Go through all furniture hardware once a month with a screwdriver. Tighten anything that’s loose. If a screw is stripped or the threads are damaged, replace it. Don’t just leave it — a loose screw is a rust trap and a safety hazard.

Use Protective Caps Where Possible

Some furniture hardware comes with plastic caps that cover screw heads or bolt ends. If yours did, keep them on. Those caps prevent moisture from reaching the metal underneath.

If the caps are missing or lost, you can find replacements at any hardware store. They’re cheap, they take five seconds to snap on, and they make a real difference in how long your hardware lasts.

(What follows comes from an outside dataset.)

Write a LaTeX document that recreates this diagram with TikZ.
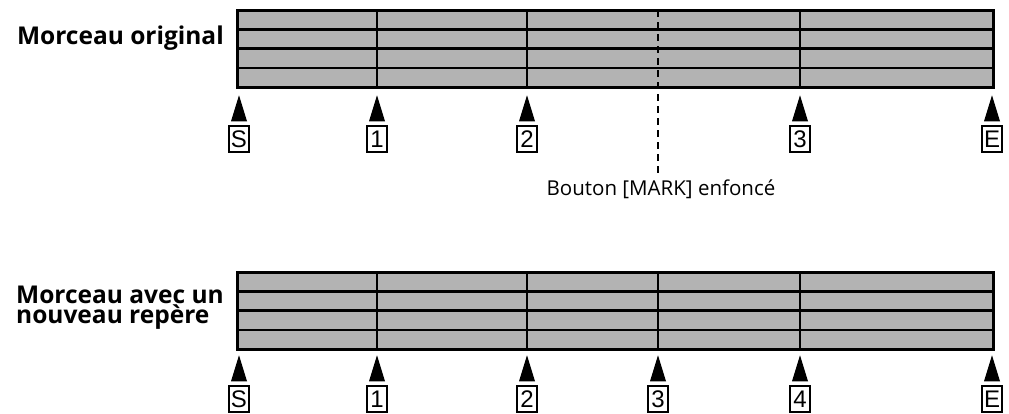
\documentclass[tikz,border=0pt]{standalone}
\usepackage{fontspec}
\setmainfont{Open Sans}
\newfontfamily\boxfont{Liberation Sans}
\definecolor{bargray}{HTML}{B3B3B3}
\tikzset{
  outerline/.style={line width=3pt},
  rowline/.style={line width=2.5pt},
  colline/.style={line width=1.6pt},
  markbox/.style={draw, line width=1.5pt, minimum width=20pt, minimum height=26pt, inner sep=0pt, font=\boxfont\fontsize{24}{24}\selectfont},
  tri/.style={fill=black},
  title/.style={font=\bfseries\fontsize{24.5}{21}\selectfont, align=left, inner sep=0pt},
  note/.style={font=\fontsize{20.5}{20}\selectfont, inner sep=0pt},
}
\newcommand{\drawtri}[1]{\fill[tri] ([yshift=4pt]#1.north) ++(-8pt,0) -- ++(16pt,0) -- ++(-8pt,26pt) -- cycle;}
\begin{document}
\begin{tikzpicture}[x=1pt,y=-1pt]
\useasboundingbox (0,0) rectangle (1009,413);
% ---------- top bar ----------
\fill[bargray] (237,10) rectangle (993,87.2);
\foreach \y in {29.3,48.6,67.9} \draw[rowline] (237,\y) -- (993,\y);
\foreach \x in {377,527,800} \draw[colline] (\x,10) -- (\x,87.2);
\draw[outerline] (237,10) rectangle (993,87.2);
\node[title, anchor=base east] (t1) at (224,44) {Morceau original};
% markers
\node[markbox] (ts) at (239,139) {S};
\node[markbox] (t1m) at (377,139) {1};
\node[markbox] (t2m) at (527,139) {2};
\node[markbox] (t3m) at (800,139) {3};
\node[markbox] (tem) at (992,139) {E};
\foreach \n in {ts,t1m,t2m,t3m,tem} {\drawtri{\n}}
% mark press
\coordinate (mtop) at (658,10);
\node[note, anchor=base] (mark) at (661,195) {Bouton [MARK] enfoncé};
\draw[line width=2.3pt, dash pattern=on 7pt off 5pt] (mtop) -- (658,173);
% ---------- bottom bar ----------
\fill[bargray] (237,272) rectangle (993,349);
\foreach \y in {291.25,310.5,329.75} \draw[rowline] (237,\y) -- (993,\y);
\foreach \x in {377,527,658,800} \draw[colline] (\x,272) -- (\x,349);
\draw[outerline] (237,272) rectangle (993,349);
\node[title, anchor=base east] (t2a) at (224,303) {Morceau avec un};
\node[title, anchor=base west] (t2b) at (t2a.base west |- 0,323) {nouveau repère};
\node[markbox] (bs) at (239,399) {S};
\node[markbox] (b1) at (377,399) {1};
\node[markbox] (b2) at (527,399) {2};
\node[markbox] (b3) at (658,399) {3};
\node[markbox] (b4) at (800,399) {4};
\node[markbox] (be) at (992,399) {E};
\foreach \n in {bs,b1,b2,b3,b4,be} {\drawtri{\n}}
\end{tikzpicture}
\end{document}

Spotting Early Rust Signs Before They Become a Problem

Catching rust early saves you from replacing entire hinges or drawers.

What to Look For During Weekly Checks

Run your finger along every metal surface during your weekly cleaning routine. If you feel roughness or grit, that’s early oxidation. It hasn’t turned orange yet, but it’s starting.

Check the areas where hardware meets wood. That junction is where moisture collects and where rust hides the longest. Lift the handle, look at the base where it screws into the furniture. Look at the bottom of hinges where they meet the frame.

When Rust Has Gone Too Far to Save

If the metal is flaking, pitted, or the rust has spread beyond the surface into the structural part of the hardware, cleaning and greasing won’t fix it. The metal is compromised. Replace the piece.

In a childcare setting, don’t try to patch severely rusted hardware. A hinge that looks okay but is structurally weak will fail when a child pulls on it. That’s not a maintenance issue — that’s a liability.

Why This Matters More in Early Childhood Settings Than Anywhere Else

You might wonder why metal hardware rust prevention is such a big deal specifically for early childhood furniture.

Adult offices don’t have small hands grabbing handles fifty times a day. Homes don’t have juice spilled onto hinges before lunch every single morning. The wear and tear in a daycare is on a completely different scale.

That means the maintenance schedule needs to match the environment. What works for office furniture won’t work here. The cleaning frequency, the type of protection you use, and how often you inspect — all of it needs to be more aggressive than you’d expect.

The good news is that once you set up a monthly routine, it takes maybe fifteen minutes per room. Fifteen minutes to prevent rust, keep furniture functional, and avoid sharp edges on hardware that could cut a toddler’s hand. That’s a small investment for a big return.